* _Problem description_:
Quote the data below in full, minus the images.

★ ★ ★ ★ ★ ★ ★

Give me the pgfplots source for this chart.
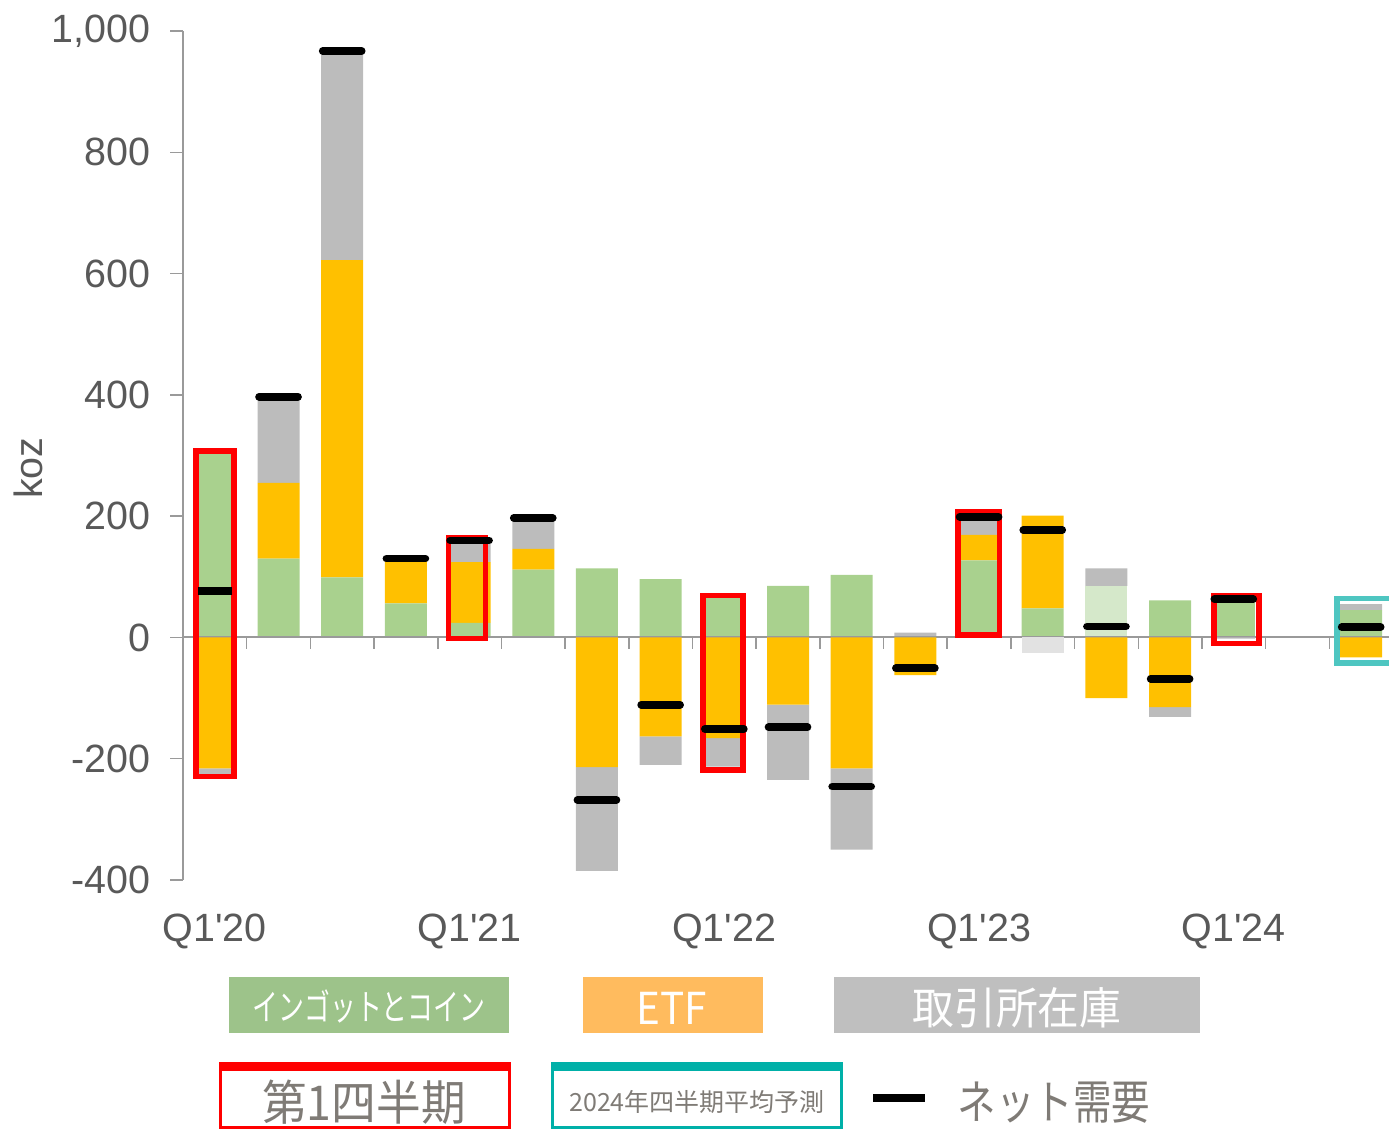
\documentclass[border=0pt]{standalone}
\usepackage{fontspec}
\setmainfont{Liberation Sans}
\newfontfamily\jp{Noto Sans CJK JP}
\usepackage{graphicx}
\usepackage{pgfplots}
\usepackage{pgfplotstable}
\pgfplotsset{compat=1.18}

\definecolor{cGreen}{HTML}{A9D18E}
\definecolor{cLGreen}{HTML}{D5E8CA}
\definecolor{cGold}{HTML}{FFC000}
\definecolor{cGrey}{HTML}{BCBCBC}
\definecolor{cLGrey}{HTML}{E2E2E2}
\definecolor{axisgrey}{HTML}{9A9A9A}
\definecolor{tickgrey}{HTML}{595959}
\definecolor{lgGreen}{HTML}{9DC38A}
\definecolor{lgOrange}{HTML}{FFBB5E}
\definecolor{lgGrey}{HTML}{BFBFBF}
\definecolor{lgText}{HTML}{7F7B76}
\definecolor{cTeal}{HTML}{00B0A8}
\definecolor{cCyan}{HTML}{4EC6C1}

% bar segments (koz): positive stack and negative stack
\pgfplotstableread{
x  green lgreen etfp greyp etfn greyn lgreyn
0  304   0      0    0     -216 -10   0
1  130   0      125  142   0    0     0
2  99    0      523  345   0    0     0
3  56    0      70   4     0    0     0
4  24    0      100  35    0    0     0
5  112   0      34   50    0    0     0
6  114   0      0    0     -214 -171  0
7  96    0      0    0     -163 -47   0
8  65    0      0    0     -166 -47   0
9  85    0      0    0     -111 -124  0
10 103   0      0    0     -216 -134  0
11 0     0      0    8     -62  0     0
12 127   0      42   28    0    0     0
13 48    0      153  0     0    0     -25
14 0     85     0    29    -100 0     0
15 61    0      0    0     -115 -16   0
16 63    0      0    0     0    -2    0
17 0     0      0    0     0    0     0
18 45    0      0    10    -33  0     0
}\bars

\pgfplotstableread{
x  net
1  397
2  967
3  130
4  160
5  197
6  -268
7  -111
8  -151
9  -148
10 -246
11 -51
12 199
13 177
14 18
15 -68
16 63
18 17
}\net

\newcommand\ticksize{\fontsize{14.2}{16}\selectfont}

\pgfplotsset{
  common/.style={
    at={(65.88pt,89.64pt)}, anchor=south west,
    scale only axis, width=435.6pt, height=305.64pt,
    xmin=-0.5, xmax=18.5, ymin=-400, ymax=1000, clip=false},
  hidden/.style={common, hide axis},
}

\begin{document}
\begin{tikzpicture}
\useasboundingbox (0,0) rectangle (500.04pt,406.44pt);

% ---------- axis A: frame + positive stack
\begin{axis}[
  common,
  axis y line*=left, axis x line*=bottom,
  x axis line style={draw=none},
  y axis line style={draw=axisgrey, line width=0.55pt},
  ytick={-400,-200,0,200,400,600,800,1000},
  yticklabels={-400,-200,0,200,400,600,800,{1,000}},
  xtick={0,4,8,12,16},
  xticklabels={Q1\textquotesingle20,Q1\textquotesingle21,Q1\textquotesingle22,Q1\textquotesingle23,Q1\textquotesingle24},
  xtick style={draw=none},
  ytick style={draw=axisgrey, line width=0.55pt},
  tick align=outside, major tick length=4.68pt,
  tick label style={font=\ticksize, text=tickgrey},
  yticklabel style={anchor=east, xshift=-3.5pt},
  xticklabel style={anchor=north, yshift=-4pt},
  ylabel={koz},
  ylabel style={at={(axis description cs:-0.128,0.485)}, anchor=center, font=\ticksize, text=tickgrey},
  ybar stacked, bar width=15.12pt,
]
\draw[axisgrey, line width=0.75pt] (axis cs:-0.5,0) -- (axis cs:18.5,0);
\pgfplotsinvokeforeach{0.5,1.5,...,17.5}{
  \draw[axisgrey, line width=0.55pt] (axis cs:#1,0) -- ++(0pt,-4.2pt);
}
\addplot[fill=cGreen, draw=none] table[x=x,y=green]{\bars};
\addplot[fill=cLGreen, draw=none] table[x=x,y=lgreen]{\bars};
\addplot[fill=cGold, draw=none] table[x=x,y=etfp]{\bars};
\addplot[fill=cGrey, draw=none] table[x=x,y=greyp]{\bars};
\end{axis}

% ---------- axis B: negative stack
\begin{axis}[hidden, ybar stacked, bar width=15.12pt]
\addplot[fill=cGold, draw=none] table[x=x,y=etfn]{\bars};
\addplot[fill=cGrey, draw=none] table[x=x,y=greyn]{\bars};
\addplot[fill=cLGrey, draw=none] table[x=x,y=lgreyn]{\bars};
\end{axis}

% ---------- axis C: net demand and highlight boxes
\begin{axis}[hidden]
\addplot[only marks, mark=-, mark size=7.0pt,
  mark options={line width=2.8pt, line cap=round, draw=black}] table[x=x,y=net]{\net};
\addplot[only marks, mark=-, mark size=6.1pt,
  mark options={line width=2.8pt, line cap=butt, draw=black}] coordinates {(0,77)};
\draw[red, line width=2pt] (axis cs:-0.296,307.7) rectangle (axis cs:0.301,-229.6);
\draw[red, line width=2pt] (axis cs:3.669,164.3) rectangle (axis cs:4.250,-1.6);
\draw[red, line width=2pt] (axis cs:7.666,69.2) rectangle (axis cs:8.294,-218.6);
\draw[red, line width=2pt] (axis cs:11.666,206.7) rectangle (axis cs:12.319,4.0);
\draw[red, line width=2pt] (axis cs:15.690,69.2) rectangle (axis cs:16.392,-9.9);
\draw[cCyan, line width=2.1pt] (axis cs:17.622,64.3) rectangle (axis cs:18.6,-41.7);
\end{axis}

% ---------- legend (pixel coordinates, y downward)
\begin{scope}[x=0.36pt, y=-0.36pt, yshift=406.44pt]
\fill[lgGreen] (229,977) rectangle (509,1033);
\node[text=white, inner sep=0] at (369,1006) {\jp\fontsize{12.96}{13}\selectfont\scalebox{0.72}[1]{インゴットとコイン}};
\fill[lgOrange] (583,977) rectangle (763,1033);
\node[text=white, inner sep=0] at (672,1008) {\jp\fontsize{15.84}{16}\selectfont\scalebox{0.92}[1]{ETF}};
\fill[lgGrey] (834,977) rectangle (1200,1033);
\node[text=white, inner sep=0] at (1017,1008) {\jp\fontsize{15.84}{16}\selectfont\scalebox{0.95}[1]{取引所在庫}};

\draw[red, line width=1.2pt] (220.5,1064) rectangle (509.5,1127.5);
\fill[red] (219,1062) rectangle (511,1071);
\node[text=lgText, inner sep=0] at (364,1102) {\jp\fontsize{17.28}{18}\selectfont\scalebox{0.93}[1]{第1四半期}};

\draw[cTeal, line width=1.2pt] (552.5,1064) rectangle (841.5,1127.5);
\fill[cTeal] (551,1062) rectangle (843,1071);
\node[text=lgText, inner sep=0] at (697,1102) {\jp\fontsize{9}{10}\selectfont 2024年四半期平均予測};

\draw[black, line width=2.8pt] (873,1098) -- (925,1098);
\node[text=lgText, inner sep=0] at (1054,1103) {\jp\fontsize{16.9}{17}\selectfont\scalebox{0.82}[1]{ネット需要}};
\end{scope}
\end{tikzpicture}
\end{document}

★ ★ ★ ★ ★ ★ ★

* _Complete response_:
Give me the pgfplots source for this chart.
\documentclass[border=0pt]{standalone}
\usepackage{fontspec}
\setmainfont{Liberation Sans}
\newfontfamily\jp{Noto Sans CJK JP}
\usepackage{graphicx}
\usepackage{pgfplots}
\usepackage{pgfplotstable}
\pgfplotsset{compat=1.18}

\definecolor{cGreen}{HTML}{A9D18E}
\definecolor{cLGreen}{HTML}{D5E8CA}
\definecolor{cGold}{HTML}{FFC000}
\definecolor{cGrey}{HTML}{BCBCBC}
\definecolor{cLGrey}{HTML}{E2E2E2}
\definecolor{axisgrey}{HTML}{9A9A9A}
\definecolor{tickgrey}{HTML}{595959}
\definecolor{lgGreen}{HTML}{9DC38A}
\definecolor{lgOrange}{HTML}{FFBB5E}
\definecolor{lgGrey}{HTML}{BFBFBF}
\definecolor{lgText}{HTML}{7F7B76}
\definecolor{cTeal}{HTML}{00B0A8}
\definecolor{cCyan}{HTML}{4EC6C1}

% bar segments (koz): positive stack and negative stack
\pgfplotstableread{
x  green lgreen etfp greyp etfn greyn lgreyn
0  304   0      0    0     -216 -10   0
1  130   0      125  142   0    0     0
2  99    0      523  345   0    0     0
3  56    0      70   4     0    0     0
4  24    0      100  35    0    0     0
5  112   0      34   50    0    0     0
6  114   0      0    0     -214 -171  0
7  96    0      0    0     -163 -47   0
8  65    0      0    0     -166 -47   0
9  85    0      0    0     -111 -124  0
10 103   0      0    0     -216 -134  0
11 0     0      0    8     -62  0     0
12 127   0      42   28    0    0     0
13 48    0      153  0     0    0     -25
14 0     85     0    29    -100 0     0
15 61    0      0    0     -115 -16   0
16 63    0      0    0     0    -2    0
17 0     0      0    0     0    0     0
18 45    0      0    10    -33  0     0
}\bars

\pgfplotstableread{
x  net
1  397
2  967
3  130
4  160
5  197
6  -268
7  -111
8  -151
9  -148
10 -246
11 -51
12 199
13 177
14 18
15 -68
16 63
18 17
}\net

\newcommand\ticksize{\fontsize{14.2}{16}\selectfont}

\pgfplotsset{
  common/.style={
    at={(65.88pt,89.64pt)}, anchor=south west,
    scale only axis, width=435.6pt, height=305.64pt,
    xmin=-0.5, xmax=18.5, ymin=-400, ymax=1000, clip=false},
  hidden/.style={common, hide axis},
}

\begin{document}
\begin{tikzpicture}
\useasboundingbox (0,0) rectangle (500.04pt,406.44pt);

% ---------- axis A: frame + positive stack
\begin{axis}[
  common,
  axis y line*=left, axis x line*=bottom,
  x axis line style={draw=none},
  y axis line style={draw=axisgrey, line width=0.55pt},
  ytick={-400,-200,0,200,400,600,800,1000},
  yticklabels={-400,-200,0,200,400,600,800,{1,000}},
  xtick={0,4,8,12,16},
  xticklabels={Q1\textquotesingle20,Q1\textquotesingle21,Q1\textquotesingle22,Q1\textquotesingle23,Q1\textquotesingle24},
  xtick style={draw=none},
  ytick style={draw=axisgrey, line width=0.55pt},
  tick align=outside, major tick length=4.68pt,
  tick label style={font=\ticksize, text=tickgrey},
  yticklabel style={anchor=east, xshift=-3.5pt},
  xticklabel style={anchor=north, yshift=-4pt},
  ylabel={koz},
  ylabel style={at={(axis description cs:-0.128,0.485)}, anchor=center, font=\ticksize, text=tickgrey},
  ybar stacked, bar width=15.12pt,
]
\draw[axisgrey, line width=0.75pt] (axis cs:-0.5,0) -- (axis cs:18.5,0);
\pgfplotsinvokeforeach{0.5,1.5,...,17.5}{
  \draw[axisgrey, line width=0.55pt] (axis cs:#1,0) -- ++(0pt,-4.2pt);
}
\addplot[fill=cGreen, draw=none] table[x=x,y=green]{\bars};
\addplot[fill=cLGreen, draw=none] table[x=x,y=lgreen]{\bars};
\addplot[fill=cGold, draw=none] table[x=x,y=etfp]{\bars};
\addplot[fill=cGrey, draw=none] table[x=x,y=greyp]{\bars};
\end{axis}

% ---------- axis B: negative stack
\begin{axis}[hidden, ybar stacked, bar width=15.12pt]
\addplot[fill=cGold, draw=none] table[x=x,y=etfn]{\bars};
\addplot[fill=cGrey, draw=none] table[x=x,y=greyn]{\bars};
\addplot[fill=cLGrey, draw=none] table[x=x,y=lgreyn]{\bars};
\end{axis}

% ---------- axis C: net demand and highlight boxes
\begin{axis}[hidden]
\addplot[only marks, mark=-, mark size=7.0pt,
  mark options={line width=2.8pt, line cap=round, draw=black}] table[x=x,y=net]{\net};
\addplot[only marks, mark=-, mark size=6.1pt,
  mark options={line width=2.8pt, line cap=butt, draw=black}] coordinates {(0,77)};
\draw[red, line width=2pt] (axis cs:-0.296,307.7) rectangle (axis cs:0.301,-229.6);
\draw[red, line width=2pt] (axis cs:3.669,164.3) rectangle (axis cs:4.250,-1.6);
\draw[red, line width=2pt] (axis cs:7.666,69.2) rectangle (axis cs:8.294,-218.6);
\draw[red, line width=2pt] (axis cs:11.666,206.7) rectangle (axis cs:12.319,4.0);
\draw[red, line width=2pt] (axis cs:15.690,69.2) rectangle (axis cs:16.392,-9.9);
\draw[cCyan, line width=2.1pt] (axis cs:17.622,64.3) rectangle (axis cs:18.6,-41.7);
\end{axis}

% ---------- legend (pixel coordinates, y downward)
\begin{scope}[x=0.36pt, y=-0.36pt, yshift=406.44pt]
\fill[lgGreen] (229,977) rectangle (509,1033);
\node[text=white, inner sep=0] at (369,1006) {\jp\fontsize{12.96}{13}\selectfont\scalebox{0.72}[1]{インゴットとコイン}};
\fill[lgOrange] (583,977) rectangle (763,1033);
\node[text=white, inner sep=0] at (672,1008) {\jp\fontsize{15.84}{16}\selectfont\scalebox{0.92}[1]{ETF}};
\fill[lgGrey] (834,977) rectangle (1200,1033);
\node[text=white, inner sep=0] at (1017,1008) {\jp\fontsize{15.84}{16}\selectfont\scalebox{0.95}[1]{取引所在庫}};

\draw[red, line width=1.2pt] (220.5,1064) rectangle (509.5,1127.5);
\fill[red] (219,1062) rectangle (511,1071);
\node[text=lgText, inner sep=0] at (364,1102) {\jp\fontsize{17.28}{18}\selectfont\scalebox{0.93}[1]{第1四半期}};

\draw[cTeal, line width=1.2pt] (552.5,1064) rectangle (841.5,1127.5);
\fill[cTeal] (551,1062) rectangle (843,1071);
\node[text=lgText, inner sep=0] at (697,1102) {\jp\fontsize{9}{10}\selectfont 2024年四半期平均予測};

\draw[black, line width=2.8pt] (873,1098) -- (925,1098);
\node[text=lgText, inner sep=0] at (1054,1103) {\jp\fontsize{16.9}{17}\selectfont\scalebox{0.82}[1]{ネット需要}};
\end{scope}
\end{tikzpicture}
\end{document}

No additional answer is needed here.